At its core, DeSci is committed to transparency and accessibility. It leverages Web3 tools to pave new paths for publishing, focusing on trust and universal access. This approach contrasts sharply with the often inefficient traditional science publishing routes, heralding a more inclusive and open knowledge-sharing.
Reproducibility is another crucial aspect of DeSci's impact. By offering tokens and reputation rewards for peer review, DeSci moves away from the unpaid and exploitative nature of traditional peer review, valuing the vital work of reviewers and encouraging more rigorous and reproducible scientific practices.
Why WEB3 will boost scientific research and popularity
By harnessing the democratizing capabilities of Web3, DeSci signals a transformative change in how scientific research is funded. This model transcends conventional funding frameworks, drawing on the crowd's collective intelligence and inviting contributions from individuals deeply interested in specific research areas.

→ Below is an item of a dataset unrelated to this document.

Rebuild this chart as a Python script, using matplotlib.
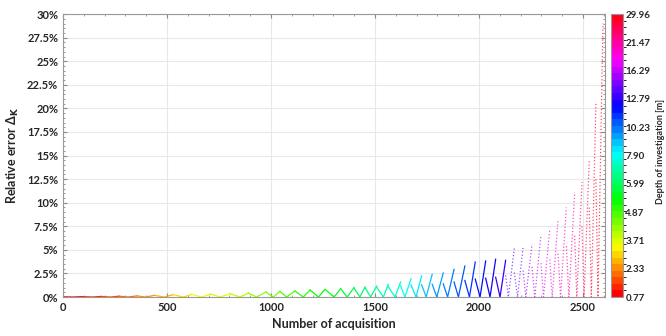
import numpy as np
import matplotlib
matplotlib.use('Agg')
import matplotlib.pyplot as plt
from matplotlib.colors import BoundaryNorm
from matplotlib.cm import ScalarMappable
from matplotlib.ticker import MultipleLocator, FuncFormatter

# each segment (one depth level): start point -> zero point -> end point
seg_start = [0, 95, 185, 270, 355, 440, 530, 619, 710, 803, 891, 975, 1043, 1115,
             1188, 1260, 1335, 1399, 1452, 1508, 1564, 1623, 1673, 1724, 1775, 1828,
             1880, 1932, 1982, 2032, 2080, 2128, 2170, 2212, 2255, 2298, 2340, 2380,
             2420, 2460, 2495, 2530, 2562]
seg_zero = [48, 140, 228, 312, 398, 485, 578, 667, 755, 851, 931, 1011, 1075, 1155,
            1228, 1303, 1366, 1427, 1479, 1540, 1596, 1644, 1697, 1746, 1797, 1849,
            1901, 1954, 2005, 2053, 2101, 2141, 2185, 2225, 2268, 2310, 2352, 2392,
            2432, 2470, 2505, 2540, 2572]
seg_end = [95, 185, 270, 355, 440, 530, 619, 710, 803, 891, 975, 1043, 1115, 1188,
           1260, 1335, 1399, 1452, 1508, 1564, 1623, 1673, 1724, 1775, 1828, 1880,
           1932, 1982, 2032, 2080, 2128, 2170, 2212, 2255, 2298, 2340, 2380, 2420,
           2460, 2495, 2530, 2562, 2596]
# relative error in %
val_start = [0.02, 0.04, 0.06, 0.09, 0.12, 0.18, 0.25, 0.28, 0.32, 0.35, 0.42, 0.53,
             0.6, 0.64, 0.74, 0.81, 0.88, 0.95, 1.0, 1.05, 1.1, 1.2, 1.3, 1.3, 1.35,
             1.4, 1.6, 1.75, 1.9, 2.0, 2.1, 2.3, 2.6, 2.8, 3.2, 3.6, 4.0, 4.6, 5.4,
             6.5, 7.5, 9.5, 12.5]
val_end = [0.04, 0.06, 0.09, 0.12, 0.18, 0.25, 0.28, 0.32, 0.35, 0.42, 0.53, 0.6,
           0.64, 0.74, 0.81, 0.88, 1.0, 1.06, 1.17, 1.34, 1.59, 1.94, 2.23, 2.4, 2.55,
           2.93, 3.29, 3.71, 3.82, 4.0, 3.9, 5.2, 5.3, 5.6, 6.6, 7.2, 8.2, 9.5, 11.1,
           12.2, 14.5, 20.5, 29.0]

depth_labels = ['0.77', '2.33', '3.71', '4.87', '5.99', '7.90', '10.23', '12.79',
                '16.29', '21.47', '29.96']

dotted_from = 31


def main():
    plt.rcParams['font.family'] = ['Lato', 'DejaVu Sans']
    plt.rcParams['font.weight'] = 'bold'

    fig = plt.figure(figsize=(6.66, 3.36), dpi=100)
    ax = fig.add_axes([0.0946, 0.116, 0.8139, 0.842])

    n = len(seg_start)
    cmap = plt.get_cmap('hsv', n)

    for i in range(n):
        xs = [seg_start[i], seg_zero[i], seg_end[i]]
        ys = [val_start[i], 0, val_end[i]]
        if i >= dotted_from:
            ax.plot(xs, ys, color=cmap(i), lw=0.9, ls=':', alpha=0.7)
        else:
            ax.plot(xs, ys, color=cmap(i), lw=0.9)

    ax.set_xlim(0, 2606)
    ax.set_ylim(0, 30)
    ax.xaxis.set_major_locator(MultipleLocator(500))
    ax.xaxis.set_minor_locator(MultipleLocator(100))
    ax.yaxis.set_major_locator(MultipleLocator(2.5))
    ax.yaxis.set_minor_locator(MultipleLocator(0.5))
    ax.yaxis.set_major_formatter(FuncFormatter(lambda v, p: f'{v:g}%'))
    ax.tick_params(which='both', direction='in', top=True, right=True,
                   colors='#888888', labelcolor='#262626', labelsize=8)
    ax.tick_params(which='major', length=3)
    ax.tick_params(which='minor', length=1.5)
    ax.grid(True, color='#e8e8e8', lw=0.8)
    ax.set_axisbelow(True)
    for s in ax.spines.values():
        s.set_color('#999999')

    ax.set_xlabel('Number of acquisition', fontsize=9, fontweight='bold', color='#262626')
    ax.set_ylabel('Relative error Δ$_{\\mathbf{K}}$', fontsize=9, fontweight='bold',
                  color='#262626', labelpad=4)

    cax = fig.add_axes([0.9175, 0.116, 0.0173, 0.842])
    norm = BoundaryNorm(np.arange(n + 1), n)
    cb = fig.colorbar(ScalarMappable(norm=norm, cmap=cmap), cax=cax)
    cb.set_ticks(np.linspace(0, n, len(depth_labels)))
    cb.set_ticklabels(depth_labels)
    cb.ax.tick_params(labelsize=7, length=0, pad=2, labelcolor='#262626')
    cb.outline.set_edgecolor('#999999')
    fig.text(0.992, 0.548, 'Depth of investigation [m]', rotation=90, fontsize=6.5,
             fontweight='bold', color='#262626', ha='center', va='center')

    fig.savefig('out.png', dpi=100)


if __name__ == "__main__":
    main()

DeSci utilizes decentralized autonomous organizations (DAOs) to enable the community to actively participate in shaping the scientific agenda. This creates a more inclusive space where various voices can advance knowledge, challenging the traditional grant-dependent system and leading the way toward a more dynamic, community-led resource distribution.
The impact of DeSci and Web3 on the scientific world is profound. From reimagining funding methodologies to overhauling publishing models and ensuring transparent intellectual property ownership, DeSci stands out as an innovator.
Its collaborative and decentralized nature, in line with Web3 principles, signifies a shift away from established norms. The integration of Web3 technologies in scientific pursuits heralds a future of greater accessibility, inclusivity, and community engagement in science.
DeSci's approach marks a significant step towards a decentralized and democratized scientific ecosystem, opening up new opportunities for researchers, contributors, and enthusiasts worldwide.